• **TASK TO CARRY OUT**
Go through the listing and set it down exactly, leaving out its pictures.

• **DATA SEGMENT**
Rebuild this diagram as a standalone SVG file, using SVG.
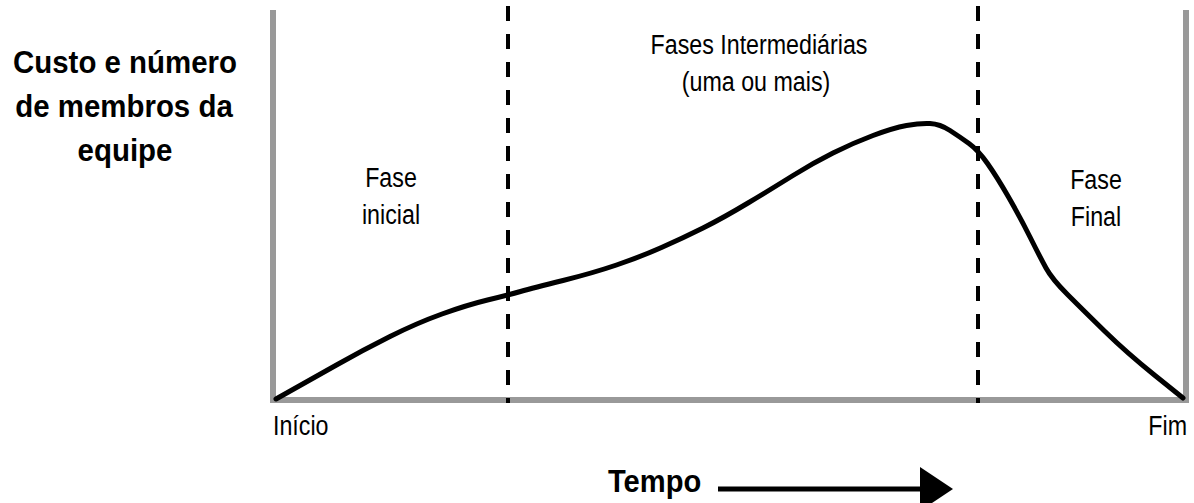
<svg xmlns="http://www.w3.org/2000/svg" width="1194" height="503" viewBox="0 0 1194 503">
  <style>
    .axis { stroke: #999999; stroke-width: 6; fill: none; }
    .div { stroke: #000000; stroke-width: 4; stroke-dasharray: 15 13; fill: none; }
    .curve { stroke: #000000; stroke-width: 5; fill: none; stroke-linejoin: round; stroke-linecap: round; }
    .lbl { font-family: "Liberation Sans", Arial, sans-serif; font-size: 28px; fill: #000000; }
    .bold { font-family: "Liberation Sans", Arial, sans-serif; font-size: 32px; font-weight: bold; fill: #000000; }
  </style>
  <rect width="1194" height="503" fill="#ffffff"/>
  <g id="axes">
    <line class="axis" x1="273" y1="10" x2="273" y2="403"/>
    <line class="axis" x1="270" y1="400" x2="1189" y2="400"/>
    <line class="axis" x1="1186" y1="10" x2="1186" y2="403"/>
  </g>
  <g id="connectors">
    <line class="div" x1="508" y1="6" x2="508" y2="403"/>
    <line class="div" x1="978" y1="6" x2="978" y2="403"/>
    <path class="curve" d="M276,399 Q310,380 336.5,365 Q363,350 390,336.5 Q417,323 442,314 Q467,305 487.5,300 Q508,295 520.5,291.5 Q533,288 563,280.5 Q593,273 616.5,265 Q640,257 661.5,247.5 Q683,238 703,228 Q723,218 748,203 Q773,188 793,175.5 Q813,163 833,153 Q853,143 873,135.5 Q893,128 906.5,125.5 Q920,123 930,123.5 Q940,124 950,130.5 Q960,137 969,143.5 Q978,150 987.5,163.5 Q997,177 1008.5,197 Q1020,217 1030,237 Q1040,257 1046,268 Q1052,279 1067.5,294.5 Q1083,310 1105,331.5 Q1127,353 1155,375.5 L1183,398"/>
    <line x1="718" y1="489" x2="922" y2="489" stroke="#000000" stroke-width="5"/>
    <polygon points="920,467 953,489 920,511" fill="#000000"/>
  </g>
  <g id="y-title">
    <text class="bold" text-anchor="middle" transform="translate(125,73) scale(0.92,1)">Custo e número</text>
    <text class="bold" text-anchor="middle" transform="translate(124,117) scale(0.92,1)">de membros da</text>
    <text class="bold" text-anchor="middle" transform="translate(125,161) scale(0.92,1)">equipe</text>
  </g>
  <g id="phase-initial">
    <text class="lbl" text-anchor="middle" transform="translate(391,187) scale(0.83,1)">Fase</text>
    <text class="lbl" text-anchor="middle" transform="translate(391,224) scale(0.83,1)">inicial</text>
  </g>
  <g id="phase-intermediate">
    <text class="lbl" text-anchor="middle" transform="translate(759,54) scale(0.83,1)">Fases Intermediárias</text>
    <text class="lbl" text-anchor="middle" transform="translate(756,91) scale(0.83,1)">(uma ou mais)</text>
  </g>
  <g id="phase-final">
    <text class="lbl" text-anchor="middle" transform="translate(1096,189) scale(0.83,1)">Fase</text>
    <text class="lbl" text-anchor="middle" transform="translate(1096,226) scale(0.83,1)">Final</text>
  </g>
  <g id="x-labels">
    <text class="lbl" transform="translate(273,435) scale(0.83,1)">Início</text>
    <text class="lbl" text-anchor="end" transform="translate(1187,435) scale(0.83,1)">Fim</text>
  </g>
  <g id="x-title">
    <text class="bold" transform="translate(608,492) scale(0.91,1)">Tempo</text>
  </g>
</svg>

• **OUTPUT**
Rebuild this diagram as a standalone SVG file, using SVG.
<svg xmlns="http://www.w3.org/2000/svg" width="1194" height="503" viewBox="0 0 1194 503">
  <style>
    .axis { stroke: #999999; stroke-width: 6; fill: none; }
    .div { stroke: #000000; stroke-width: 4; stroke-dasharray: 15 13; fill: none; }
    .curve { stroke: #000000; stroke-width: 5; fill: none; stroke-linejoin: round; stroke-linecap: round; }
    .lbl { font-family: "Liberation Sans", Arial, sans-serif; font-size: 28px; fill: #000000; }
    .bold { font-family: "Liberation Sans", Arial, sans-serif; font-size: 32px; font-weight: bold; fill: #000000; }
  </style>
  <rect width="1194" height="503" fill="#ffffff"/>
  <g id="axes">
    <line class="axis" x1="273" y1="10" x2="273" y2="403"/>
    <line class="axis" x1="270" y1="400" x2="1189" y2="400"/>
    <line class="axis" x1="1186" y1="10" x2="1186" y2="403"/>
  </g>
  <g id="connectors">
    <line class="div" x1="508" y1="6" x2="508" y2="403"/>
    <line class="div" x1="978" y1="6" x2="978" y2="403"/>
    <path class="curve" d="M276,399 Q310,380 336.5,365 Q363,350 390,336.5 Q417,323 442,314 Q467,305 487.5,300 Q508,295 520.5,291.5 Q533,288 563,280.5 Q593,273 616.5,265 Q640,257 661.5,247.5 Q683,238 703,228 Q723,218 748,203 Q773,188 793,175.5 Q813,163 833,153 Q853,143 873,135.5 Q893,128 906.5,125.5 Q920,123 930,123.5 Q940,124 950,130.5 Q960,137 969,143.5 Q978,150 987.5,163.5 Q997,177 1008.5,197 Q1020,217 1030,237 Q1040,257 1046,268 Q1052,279 1067.5,294.5 Q1083,310 1105,331.5 Q1127,353 1155,375.5 L1183,398"/>
    <line x1="718" y1="489" x2="922" y2="489" stroke="#000000" stroke-width="5"/>
    <polygon points="920,467 953,489 920,511" fill="#000000"/>
  </g>
  <g id="y-title">
    <text class="bold" text-anchor="middle" transform="translate(125,73) scale(0.92,1)">Custo e número</text>
    <text class="bold" text-anchor="middle" transform="translate(124,117) scale(0.92,1)">de membros da</text>
    <text class="bold" text-anchor="middle" transform="translate(125,161) scale(0.92,1)">equipe</text>
  </g>
  <g id="phase-initial">
    <text class="lbl" text-anchor="middle" transform="translate(391,187) scale(0.83,1)">Fase</text>
    <text class="lbl" text-anchor="middle" transform="translate(391,224) scale(0.83,1)">inicial</text>
  </g>
  <g id="phase-intermediate">
    <text class="lbl" text-anchor="middle" transform="translate(759,54) scale(0.83,1)">Fases Intermediárias</text>
    <text class="lbl" text-anchor="middle" transform="translate(756,91) scale(0.83,1)">(uma ou mais)</text>
  </g>
  <g id="phase-final">
    <text class="lbl" text-anchor="middle" transform="translate(1096,189) scale(0.83,1)">Fase</text>
    <text class="lbl" text-anchor="middle" transform="translate(1096,226) scale(0.83,1)">Final</text>
  </g>
  <g id="x-labels">
    <text class="lbl" transform="translate(273,435) scale(0.83,1)">Início</text>
    <text class="lbl" text-anchor="end" transform="translate(1187,435) scale(0.83,1)">Fim</text>
  </g>
  <g id="x-title">
    <text class="bold" transform="translate(608,492) scale(0.91,1)">Tempo</text>
  </g>
</svg>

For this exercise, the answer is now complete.